Das Vorhaben scheiterte schließlich, auch wegen des seit 1976 andauernden, 16 Jahre währenden Bürgerkrieges zwischen der sozialistischen „Mosambikanischen Befreiungsfront“ und dem konservativen, von den USA unterstützten „Nationalen Widerstand“, in dem auch DDR-Bürger ums Leben kamen, sagt Klemm. Im Zuge der deutschen Wiedervereinigung war das Schicksal der Kooperation endgültig besiegelt, doch schon zuvor hatten sich die Beziehungen zwischen beiden Ländern abgekühlt. Dabei hatte die DDR bei der Ausbeutung in Mosambik nicht bei Null angefangen. Mehr als 100 Jahre währt deren Geschichte, die noch unter Regie der portugiesischen Kolonialherren und mit britischer und deutscher Unterstützung ihren Auftakt genommen hat, berichtet der Zeitzeuge. „Unter anderem für die Dampfschifffahrt auf dem Sambesi und den Betrieb der Eisenbahn war der Abbau im Tiefbau interessant.“ Später wurden die Gruben von den privatwirtschaftlichen Betreibern nach wiederholten Unglücken durch die sozialistische Führung verstaatlicht – nach Unruhen mit Toten unter den weißen Fachleuten. Um die Förderung wieder in Gang zu setzen, kamen technisches Personal und Wissenschaftler von Wismut, Steinkohlebergbau und Schwarzer Pumpe ins Land.
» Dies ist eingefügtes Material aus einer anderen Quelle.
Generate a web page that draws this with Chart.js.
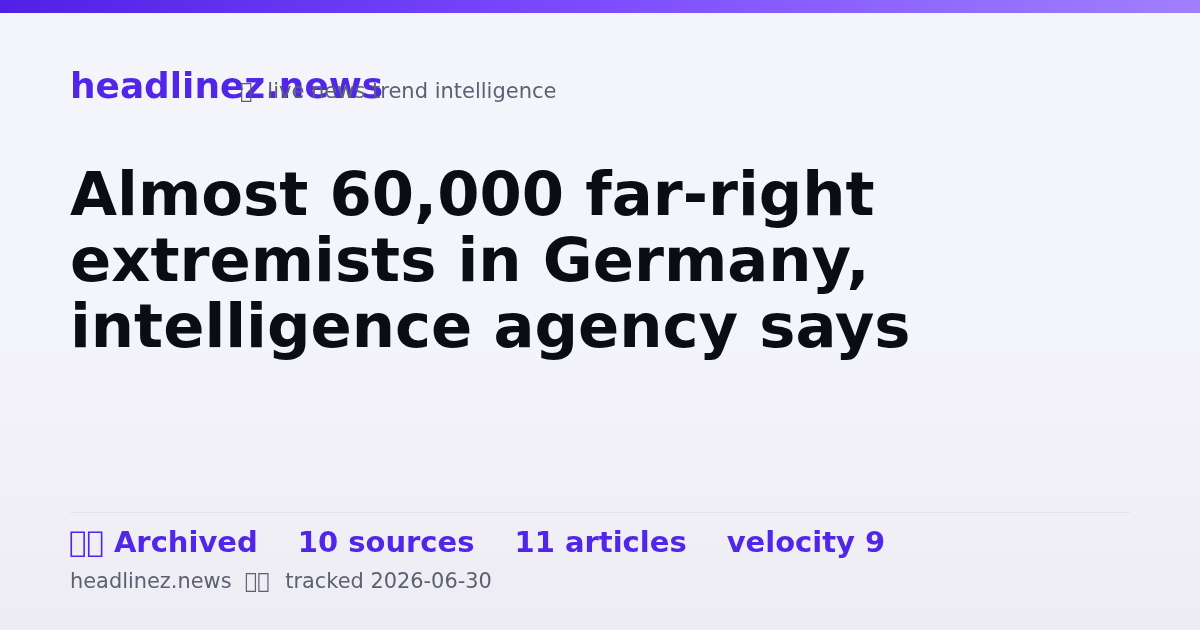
<!DOCTYPE html>
<html>
<head>
<meta charset="utf-8">
<script src="https://cdn.jsdelivr.net/npm/chart.js@4"></script>
<style>
  html, body { margin: 0; padding: 0; }
  body {
    width: 1200px; height: 630px; overflow: hidden; position: relative;
    font-family: "DejaVu Sans", sans-serif;
    background: linear-gradient(180deg, #f4f5fa 0%, #f4f5fb 50%, #edecf2 100%);
  }
  #strip { position: absolute; left: 0; top: 0; }
  .t { position: absolute; left: 70px; white-space: pre; will-change: transform; }
  #brand { top: 65px; font-size: 35.9px; line-height: 42px; font-weight: 700; color: #5226e8; }
  #tag { left: 240px; top: 78px; font-size: 21px; line-height: 26px; color: #5c6073; }
  #title { top: 161px; font-size: 60.8px; line-height: 66px; font-weight: 700; color: #0b0d14; }
  #rule { position: absolute; left: 70px; top: 512px; width: 1060px; height: 1px; background: #e3e3ea; }
  #stats { left: 69px; top: 524px; font-size: 29px; line-height: 36px; font-weight: 700; color: #5226e8; }
  #stats span { margin-right: 40px; }
  #foot { top: 568px; font-size: 20.9px; line-height: 26px; color: #5c6073; }
</style>
</head>
<body>
<canvas id="strip" width="1200" height="13"></canvas>
<div class="t" id="brand"></div>
<div class="t" id="tag"></div>
<div class="t" id="title"></div>
<div id="rule"></div>
<div class="t" id="stats"></div>
<div class="t" id="foot"></div>
<script>
const brand = 'headlinez.news';
// the reference shows empty boxes where glyphs are missing, private use chars give the same box
const tagline = '\uE000\u2002\u2009live news trend intelligence';
const titleLines = ['Almost 60,000 far-right', 'extremists in Germany,', 'intelligence agency says'];
const stats = ['\uE000\uE001 Archived', '10 sources', '11 articles', 'velocity 9'];
const footer = 'headlinez.news  \uE000\uE001\u200A  tracked 2026-06-30';

// top strip is one full width bar
const stripLabels = ['strip'];
const stripValues = [1];

document.getElementById('brand').textContent = brand;
document.getElementById('tag').textContent = tagline;
document.getElementById('title').textContent = titleLines.join('\n');
document.getElementById('foot').textContent = footer;
stats.forEach(s => {
  const el = document.createElement('span');
  el.textContent = s;
  document.getElementById('stats').appendChild(el);
});

const ctx = document.getElementById('strip').getContext('2d');
const grad = ctx.createLinearGradient(0, 0, 1200, 0);
grad.addColorStop(0, '#5020e6');
grad.addColorStop(0.5, '#7c4dff');
grad.addColorStop(1, '#a080ff');

new Chart(ctx, {
  type: 'bar',
  data: {
    labels: stripLabels,
    datasets: [{
      data: stripValues,
      backgroundColor: grad,
      borderWidth: 0,
      barPercentage: 1,
      categoryPercentage: 1
    }]
  },
  options: {
    indexAxis: 'y',
    responsive: false,
    animation: false,
    devicePixelRatio: 1,
    layout: { padding: 0 },
    plugins: { legend: { display: false }, tooltip: { enabled: false } },
    scales: {
      x: { display: false, min: 0, max: 1 },
      y: { display: false }
    }
  }
});
</script>
</body>
</html>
Sozialistischer „Kolonialhandel“
Bemerkenswert ist das Resümee, das Dennis Kuck in Anlehnung an eine wissenschaftliche Studie über die Kooperation zieht: „Die Zusammenarbeit war gekennzeichnet durch utopische Großprojekte […]. Klassischem Kolonialhandel nicht unähnlich, lockte der kreditgesicherte Absatz von Anlagen und Geräten, während die DDR-Planungsgruppen die Voraussetzungen für deren Einsatz in Mosambik nur unzureichend berücksichtigten. So fanden viele Lieferungen zwar keine Verwendung, trotzdem belasteten sie den mosambikanischen Kreditrahmen.“
Ein Leben für den Bergbau
Thomas Klemm, Jahrgang 1939, begann im Alter von 13 Jahren eine Lehre zum Bergmann. Der heute 75-Jährige studierte schließlich an der Bergakademie in Freiberg Bergbau und wurde 1974/75 promoviert. Von 1978 bis 1981 ging er nach Mosambik, wo er für die DDR den Aufbau des Steinkohlenbergbaus im Distrikt Moatize (Provinz Tete) leitete. Von 1987 bis April 1990 war er abermals in diesem größten Steinkohlenrevier Afrikas, in dem zuvor bereits unter portugiesischer Kolonialherrschaft im Tagebau gefördert wurde.